I am trying to write my language so that it can support member expressions and floating point literals, but the “.” symbol causes conflicts. Would someone help point me in the right direction?
For floating point numbers I expect formats with or without the leading number:
.3 is valid
0.3 is valid
For member expressions, the following inputs end up with float literals instead of member expressions:
1__id.2__id.3__id
@User.1.2
Ideally, I would want it to resolve into something like the following syntax trees:
The way languages like JavaScript handle this is that a dot followed or preceded by a digit is always a floating point literal (which in Lezer would mean a higher token precedence on the floating point literal).
That would clear up the conflict, but I am confused at how that would create a useful syntax tree.
If I were to write something like some_name__id.1_other_name__id, I would want the tree to look something like Program(MemberExpression(Object, Property)), but if I were to put a higher precedence on the Float Literal, I would instead get something like Program(?, FloatLiteral, ?). How does the JavaScript grammar work around this?

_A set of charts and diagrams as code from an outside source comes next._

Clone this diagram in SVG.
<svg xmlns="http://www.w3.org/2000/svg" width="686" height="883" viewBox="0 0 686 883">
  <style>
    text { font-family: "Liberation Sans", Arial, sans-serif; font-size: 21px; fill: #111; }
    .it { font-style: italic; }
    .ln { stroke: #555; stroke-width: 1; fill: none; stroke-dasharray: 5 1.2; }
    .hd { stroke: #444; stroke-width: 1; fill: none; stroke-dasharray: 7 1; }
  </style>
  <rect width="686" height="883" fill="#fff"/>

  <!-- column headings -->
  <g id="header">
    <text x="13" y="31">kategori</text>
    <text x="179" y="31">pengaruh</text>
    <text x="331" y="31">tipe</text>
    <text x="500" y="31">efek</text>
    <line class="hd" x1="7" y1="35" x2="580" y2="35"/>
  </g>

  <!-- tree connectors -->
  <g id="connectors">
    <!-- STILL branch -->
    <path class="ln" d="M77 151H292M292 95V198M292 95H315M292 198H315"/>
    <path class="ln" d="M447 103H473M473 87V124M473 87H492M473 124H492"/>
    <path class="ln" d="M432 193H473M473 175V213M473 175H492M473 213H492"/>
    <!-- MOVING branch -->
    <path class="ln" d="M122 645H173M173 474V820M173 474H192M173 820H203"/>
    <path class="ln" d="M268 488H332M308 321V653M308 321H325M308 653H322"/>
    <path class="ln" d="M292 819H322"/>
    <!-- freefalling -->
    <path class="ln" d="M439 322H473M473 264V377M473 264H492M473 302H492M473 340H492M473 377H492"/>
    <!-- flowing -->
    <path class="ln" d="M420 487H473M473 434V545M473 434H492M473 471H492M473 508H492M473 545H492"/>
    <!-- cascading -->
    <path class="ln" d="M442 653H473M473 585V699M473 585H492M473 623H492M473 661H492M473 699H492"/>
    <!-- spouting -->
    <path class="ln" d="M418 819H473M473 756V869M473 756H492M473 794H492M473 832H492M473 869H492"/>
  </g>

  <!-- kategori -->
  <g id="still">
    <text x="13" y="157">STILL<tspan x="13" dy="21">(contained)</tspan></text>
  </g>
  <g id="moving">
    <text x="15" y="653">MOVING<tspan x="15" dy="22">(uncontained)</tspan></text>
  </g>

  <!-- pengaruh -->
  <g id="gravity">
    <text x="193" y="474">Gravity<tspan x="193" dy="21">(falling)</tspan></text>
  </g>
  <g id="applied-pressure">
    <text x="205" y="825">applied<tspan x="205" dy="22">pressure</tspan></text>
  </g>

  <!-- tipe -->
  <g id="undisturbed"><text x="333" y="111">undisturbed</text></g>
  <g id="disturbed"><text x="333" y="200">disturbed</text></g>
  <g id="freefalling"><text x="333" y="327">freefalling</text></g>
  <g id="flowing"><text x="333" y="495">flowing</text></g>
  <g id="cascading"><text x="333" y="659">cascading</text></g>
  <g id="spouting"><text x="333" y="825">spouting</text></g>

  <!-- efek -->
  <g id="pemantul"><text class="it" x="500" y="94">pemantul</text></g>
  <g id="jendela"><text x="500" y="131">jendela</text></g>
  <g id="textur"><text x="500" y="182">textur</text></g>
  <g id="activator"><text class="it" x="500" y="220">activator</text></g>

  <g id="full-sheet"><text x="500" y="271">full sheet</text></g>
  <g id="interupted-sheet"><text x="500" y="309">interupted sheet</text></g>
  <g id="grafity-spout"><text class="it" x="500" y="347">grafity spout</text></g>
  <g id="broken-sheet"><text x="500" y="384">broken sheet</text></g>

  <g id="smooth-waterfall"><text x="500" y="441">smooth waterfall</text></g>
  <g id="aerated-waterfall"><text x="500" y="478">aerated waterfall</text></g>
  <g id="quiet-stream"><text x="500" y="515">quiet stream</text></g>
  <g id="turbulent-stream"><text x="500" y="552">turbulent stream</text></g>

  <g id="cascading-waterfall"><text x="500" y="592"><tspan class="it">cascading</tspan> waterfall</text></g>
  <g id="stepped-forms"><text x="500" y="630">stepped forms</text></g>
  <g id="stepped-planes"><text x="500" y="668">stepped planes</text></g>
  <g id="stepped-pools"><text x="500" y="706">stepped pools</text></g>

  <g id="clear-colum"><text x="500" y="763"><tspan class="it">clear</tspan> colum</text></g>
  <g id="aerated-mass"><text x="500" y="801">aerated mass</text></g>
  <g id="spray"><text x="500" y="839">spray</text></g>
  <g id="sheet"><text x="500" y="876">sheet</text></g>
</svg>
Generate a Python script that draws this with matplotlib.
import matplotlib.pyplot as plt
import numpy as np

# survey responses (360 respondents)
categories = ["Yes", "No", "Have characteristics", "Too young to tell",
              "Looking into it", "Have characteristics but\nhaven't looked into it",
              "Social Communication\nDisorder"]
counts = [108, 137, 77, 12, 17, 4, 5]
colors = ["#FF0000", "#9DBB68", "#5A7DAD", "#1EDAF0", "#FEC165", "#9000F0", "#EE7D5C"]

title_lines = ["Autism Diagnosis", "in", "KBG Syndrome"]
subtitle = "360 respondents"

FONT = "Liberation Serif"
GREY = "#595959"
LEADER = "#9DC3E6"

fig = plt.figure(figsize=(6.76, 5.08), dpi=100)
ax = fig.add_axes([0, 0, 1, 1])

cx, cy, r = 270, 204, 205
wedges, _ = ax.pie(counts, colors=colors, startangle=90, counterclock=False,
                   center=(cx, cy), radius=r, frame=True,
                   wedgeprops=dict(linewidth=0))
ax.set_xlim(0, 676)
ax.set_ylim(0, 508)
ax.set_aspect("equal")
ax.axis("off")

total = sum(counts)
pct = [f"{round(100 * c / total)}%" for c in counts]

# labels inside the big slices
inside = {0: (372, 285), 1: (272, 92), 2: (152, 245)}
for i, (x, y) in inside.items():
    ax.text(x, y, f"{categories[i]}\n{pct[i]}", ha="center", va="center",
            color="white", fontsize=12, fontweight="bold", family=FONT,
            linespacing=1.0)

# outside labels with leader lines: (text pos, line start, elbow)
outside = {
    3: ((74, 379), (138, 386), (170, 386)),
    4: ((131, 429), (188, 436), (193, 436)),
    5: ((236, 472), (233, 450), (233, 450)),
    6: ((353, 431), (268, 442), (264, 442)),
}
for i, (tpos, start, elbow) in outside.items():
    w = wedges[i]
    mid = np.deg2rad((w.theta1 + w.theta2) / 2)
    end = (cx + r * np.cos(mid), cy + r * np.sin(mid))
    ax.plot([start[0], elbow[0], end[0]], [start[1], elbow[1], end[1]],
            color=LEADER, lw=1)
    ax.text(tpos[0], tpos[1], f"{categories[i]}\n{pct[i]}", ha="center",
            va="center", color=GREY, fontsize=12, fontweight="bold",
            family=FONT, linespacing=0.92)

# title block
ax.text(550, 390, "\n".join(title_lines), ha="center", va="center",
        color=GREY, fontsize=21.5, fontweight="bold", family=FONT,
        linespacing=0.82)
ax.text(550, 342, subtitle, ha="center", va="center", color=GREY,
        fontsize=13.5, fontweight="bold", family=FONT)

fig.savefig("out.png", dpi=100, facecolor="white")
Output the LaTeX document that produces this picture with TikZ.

That wouldn’t be valid in JavaScript—if your identifiers can start with a digit you’ll have to find some other strategy to disambiguate this. But that’s more of a syntax design issue than a Lezer issue.
I see the issue now. Unfortunately, I cannot make changes to the syntax
It seems for now that the most consistent thing to do is create a token with a higher precedence than FloatLiteral, which takes the entire MemberExpression, since I cannot really break it into parts without conflicting with float literals.
Are external tokenizers able to help at all in this situation? I may just need to get the entire MemberExpression value using from and to on the document and split the string by periods.
If lookahead helps, an external tokenizer could do that—using some more involved logic to determine whether to produce a dot token or a float literal. Or maybe make sure your grammar doesn’t allow float literals in any places that allow dots, so that contextual tokenizing takes care of this.
I see, I am thinking of replacing my FloatLiteral token with an External Tokenizer’s token. It’s going to be exactly the same, but it will also look-behind to see if $[a-zA-Z] exists right before the dot. Is that a correct use of external tokenizers?